Curiously, on Henry VII’s accession and for years afterwards the new monarch
made no reference to the murder of the Princes as one of the justifications for
overthrowing Richard, as surely would have been logical if the Princes had in
fact been murdered by him. Now if Richard were a usurper, and Edward V were still
alive at the time of the Battle of Bosworth Field, Henry VII would not be king:
Edward V would be. Therefore Henry VII would have had an interest in killing
the princes if they were still alive when he seized the throne. This is the
case made out by Sir Clements Markham who, incidentally, was a remarkable
polymath: a writer of books about Peru, the translator of Garcilaso de la Vega
Inca, founder of the world rubber industry by arranging the smuggling of rubber
seeds to Asia from the Amazon Basin, promoter of Polar exploration, as well as
historian of Richard III.
Though
the evidence about the murder of the Princes is decisive in neither direction,
almost nobody fails to take up a strong position on Richard’s guilt or
innocence. It is as though the figure of Richard awakens every man’s inner
Manichaean: either he is a parfit gentil knight or a monster of depravity. We
take up a position according to our inclination. Those who defend him supply
him with all the virtues: he was a wise legislator, a brave warrior, a loyal
brother, an uxorious husband, a fond father, modest and beloved of the people.

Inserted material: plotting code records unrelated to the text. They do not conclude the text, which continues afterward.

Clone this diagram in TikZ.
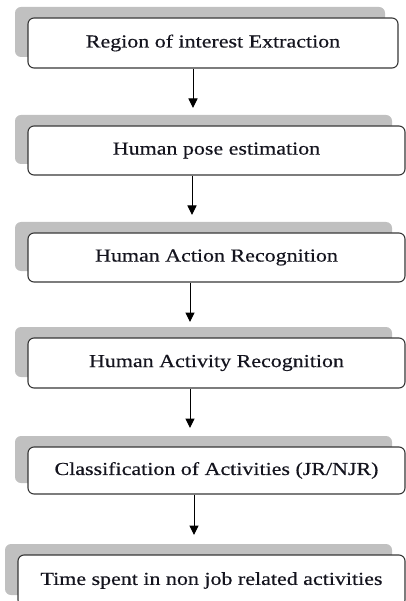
\documentclass[tikz,border=0pt]{standalone}
\usepackage{fontspec}
\setmainfont{Liberation Serif}[FakeStretch=1.2,FakeBold=0.4]
\usetikzlibrary{arrows.meta,shadows}
\definecolor{shadowgray}{RGB}{192,192,192}
\definecolor{edgegray}{RGB}{55,55,55}
\definecolor{txt}{RGB}{20,20,30}
\tikzset{
  stepbox/.style={draw=edgegray, line width=1.1pt, fill=white, rounded corners=6pt,
    inner sep=0pt, text=txt, font=\fontsize{18.3}{20}\selectfont,
    copy shadow={shadow xshift=-13pt, shadow yshift=11pt, fill=shadowgray, draw=none}},
  arr/.style={line width=1pt, -{Triangle[width=9pt,length=9.5pt]}}
}
\begin{document}
\begin{tikzpicture}[x=1pt,y=-1pt]
\useasboundingbox (0,0) rectangle (406,601);
\clip (0,0) rectangle (406,601);
\node[stepbox, minimum width=370pt, minimum height=50pt] (b1) at (213,43) {Region of interest Extraction};
\node[stepbox, minimum width=377pt, minimum height=49pt] (b2) at (216.5,150.5) {Human pose estimation};
\node[stepbox, minimum width=377pt, minimum height=49pt] (b3) at (216.5,257.5) {Human Action Recognition};
\node[stepbox, minimum width=377pt, minimum height=50pt] (b4) at (216.5,363) {Human Activity Recognition};
\node[stepbox, minimum width=377pt, minimum height=47pt] (b5) at (216.5,470.5) {Classification of Activities (JR/NJR)};
\node[stepbox, minimum width=387pt, minimum height=51pt] (b6) at (211.5,580.5) {\raisebox{2pt}{Time spent in non job related activities}};
\coordinate (t1) at (193,108);
\coordinate (t2) at (192,215);
\coordinate (t3) at (190,322);
\coordinate (t4) at (190,428);
\coordinate (t5) at (194,535);
\draw[arr] (b1.south -| t1) -- (t1);
\draw[arr] (b2.south -| t2) -- (t2);
\draw[arr] (b3.south -| t3) -- (t3);
\draw[arr] (b4.south -| t4) -- (t4);
\draw[arr] (b5.south -| t5) -- (t5);
\end{tikzpicture}
\end{document}
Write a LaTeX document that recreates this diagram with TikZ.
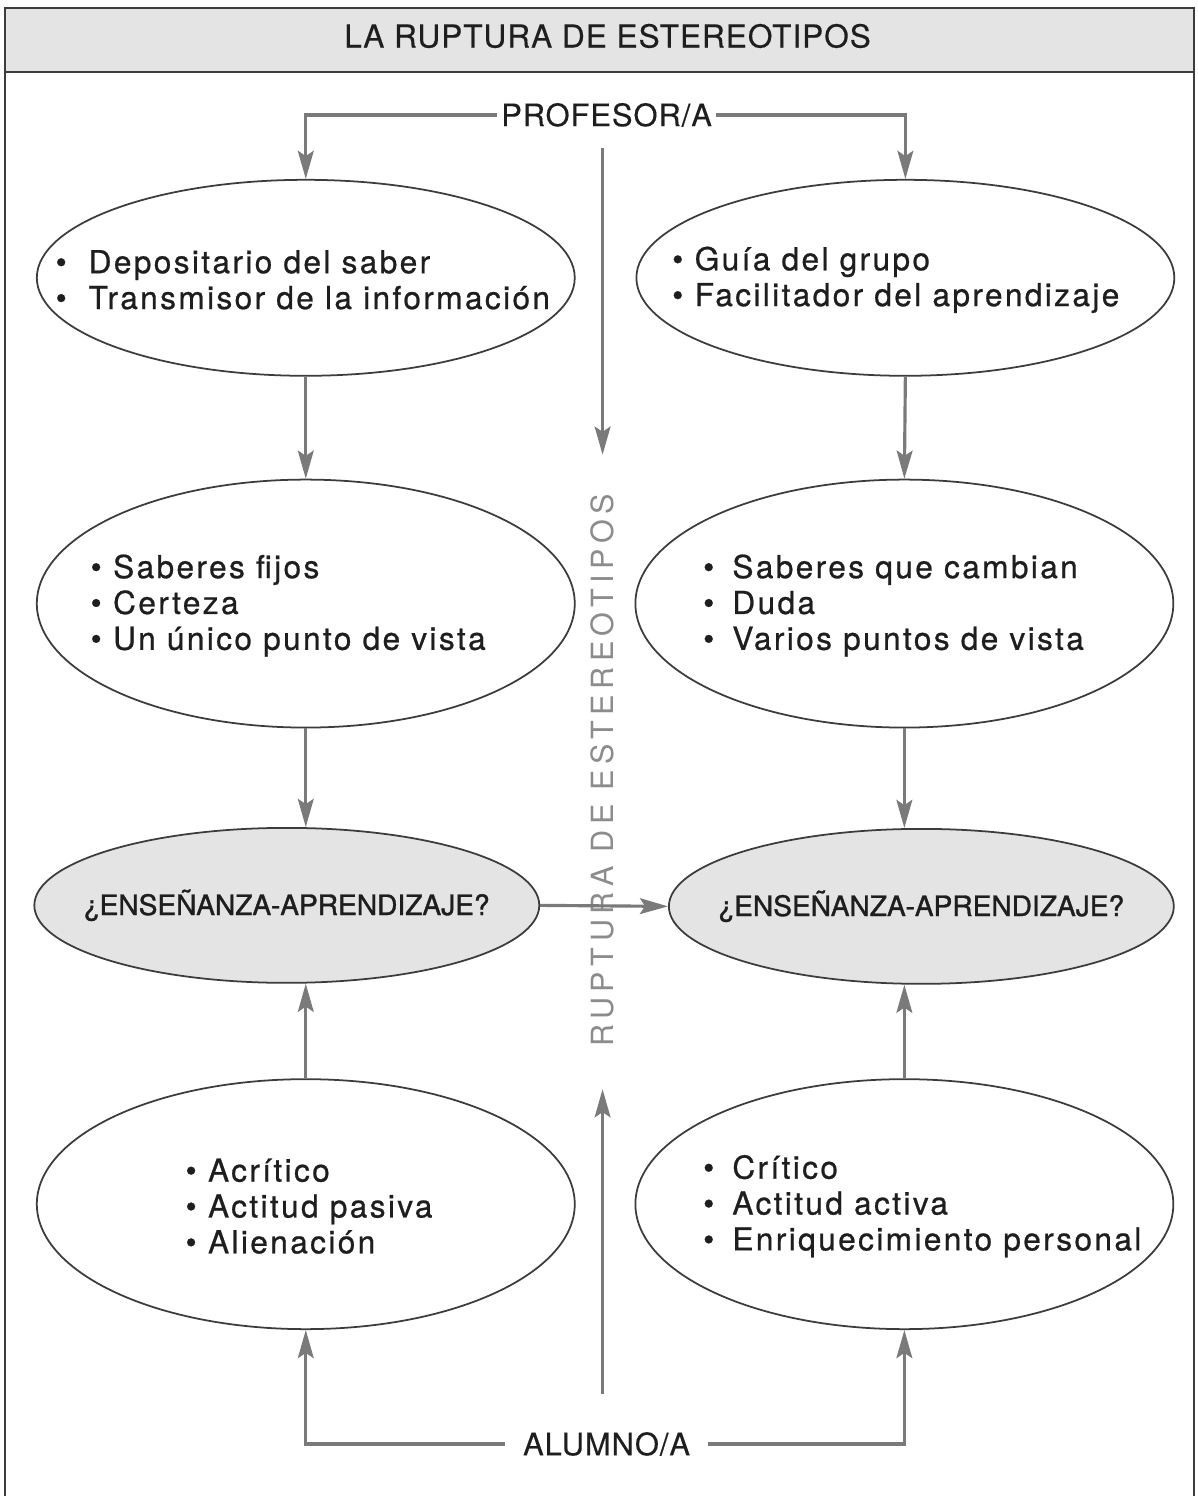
\documentclass[tikz,border=0pt]{standalone}
\usepackage{fontspec}
\setmainfont{TeX Gyre Heros}
\newfontfamily\spacedfont[LetterSpace=7.5, FakeBold=0.7]{TeX Gyre Heros}
\newfontfamily\widefont[LetterSpace=18]{TeX Gyre Heros}
\newfontfamily\headfont[LetterSpace=3, FakeBold=0.3]{TeX Gyre Heros}
\newfontfamily\quesfont[FakeBold=1.2]{TeX Gyre Heros}
\usetikzlibrary{arrows.meta,shapes.geometric,positioning,calc}
\definecolor{linegray}{HTML}{7A7A7A}
\definecolor{edgegray}{HTML}{3C3C3C}
\definecolor{fillgray}{HTML}{E4E4E4}
\definecolor{textdark}{HTML}{1E1E1E}
\definecolor{ruptgray}{HTML}{8C8C8C}
\newcommand{\itm}[1][6.4pt]{\makebox[#1][l]{•}}

\begin{document}
\begin{tikzpicture}[x=0.01cm, y=-0.01cm,
    oval/.style={draw=edgegray, line width=0.5pt, ellipse, inner sep=0pt, fill=white},
    ovalgray/.style={oval, fill=fillgray},
    txt/.style={anchor=west, align=left, text=textdark, inner sep=0pt,
      font=\spacedfont\fontsize{9}{10.2}\selectfont},
    conn/.style={draw=linegray, line width=0.9pt, -{Stealth[length=8pt, width=4.5pt, inset=1.5pt]}},
    role/.style={text=textdark, font=\headfont\fontsize{8.8}{10}\selectfont}]
    % page and frame
    \fill[white] (0,0) rectangle (1198,1497);
    \fill[fillgray] (5,8) rectangle (1195,72);
    \draw[edgegray, line width=0.6pt] (5,1497) -- (5,8) -- (1195,8) -- (1195,1497);
    \draw[edgegray, line width=0.6pt] (5,72) -- (1195,72);
    \node[font=\headfont\fontsize{9}{10}\selectfont, text=textdark] (title) at (608,36) {LA RUPTURA DE ESTEREOTIPOS};

    % roles
    \node[role, inner sep=1pt] (prof) at (607,115) {PROFESOR/A};
    \node[role, inner sep=5pt] (alum) at (607,1445) {ALUMNO/A};

    % ellipses, left column
    \node[oval, minimum width=5.38cm, minimum height=1.96cm] (l1) at (306,278) {};
    \node[oval, minimum width=5.38cm, minimum height=2.48cm] (l2) at (306,604) {};
    \node[ovalgray, minimum width=5.05cm, minimum height=1.55cm] (l3) at (287,906) {};
    \node[oval, minimum width=5.38cm, minimum height=2.50cm] (l4) at (306,1205) {};

    % ellipses, right column
    \node[oval, minimum width=5.38cm, minimum height=1.96cm] (r1) at (906,278) {};
    \node[oval, minimum width=5.38cm, minimum height=2.48cm] (r2) at (905,604) {};
    \node[ovalgray, minimum width=5.05cm, minimum height=1.55cm] (r3) at (922,907) {};
    \node[oval, minimum width=5.38cm, minimum height=2.50cm] (r4) at (905,1205) {};

    % texts
    \node[txt] (l1t) at (55,280) {\itm[9.4pt]Depositario del saber\\\itm[9.4pt]Transmisor de la información};
    \node[txt] (r1t) at (672,280) {\itm Guía del grupo\\\itm Facilitador del aprendizaje};
    \node[txt] (l2t) at (90,606) {\itm Saberes fijos\\\itm Certeza\\\itm Un único punto de vista};
    \node[txt] (r2t) at (703,606) {\itm[8.3pt]Saberes que cambian\\\itm[8.3pt]Duda\\\itm[8.3pt]Varios puntos de vista};
    \node[txt] (l4t) at (185,1207) {\itm Acrítico\\\itm Actitud pasiva\\\itm Alienación};
    \node[txt] (r4t) at (703,1207) {\itm[8.3pt]Crítico\\\itm[8.3pt]Actitud activa\\\itm[8.3pt]Enriquecimiento personal};
    \node[font=\quesfont\fontsize{8}{9}\selectfont, text=textdark] (l3t) at (l3) {¿ENSEÑANZA-APRENDIZAJE?};
    \node[font=\quesfont\fontsize{8}{9}\selectfont, text=textdark] (r3t) at (r3) {¿ENSEÑANZA-APRENDIZAJE?};

    % central rupture
    \coordinate (ctop) at (603,148);
    \coordinate (cdown) at (603,455);
    \coordinate (cbot) at (603,1395);
    \coordinate (cup) at (603,1090);
    \node[rotate=90, text=ruptgray, font=\widefont\fontsize{8.7}{10}\selectfont] (rupt) at (603,771) {RUPTURA DE ESTEREOTIPOS};

    % connectors
    \draw[conn] (prof.west) -| (l1.north);
    \draw[conn] (prof.east) -| (r1.north);
    \draw[conn] (ctop) -- (cdown);
    \draw[conn] (l1.south) -- (l2.north);
    \draw[conn] (r1.south) -- (r2.north);
    \draw[conn] (l2.south) -- (l2.south |- l3.north);
    \draw[conn] (r2.south) -- (r2.south |- r3.north);
    \draw[conn] (l3.east) -- (r3.west);
    \draw[conn] (l4.north) -- (l4.north |- l3.south);
    \draw[conn] (r4.north) -- (r4.north |- r3.south);
    \draw[conn] (alum.west) -| (l4.south);
    \draw[conn] (alum.east) -| (r4.south);
    \draw[conn] (cbot) -- (cup);
\end{tikzpicture}
\end{document}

How his detractors portray him requires no elaboration. They hold to their
positions with a strength disproportionate to the evidence.
It is
only right that Shakespeare should have the last word, however, because he said
almost everything that can be thought. His Richard was the first Nietzschean:
Conscience is but a word that cowards use, Devis’d at first to keep the strong in awe; Our strong arms be our conscience, swords our law!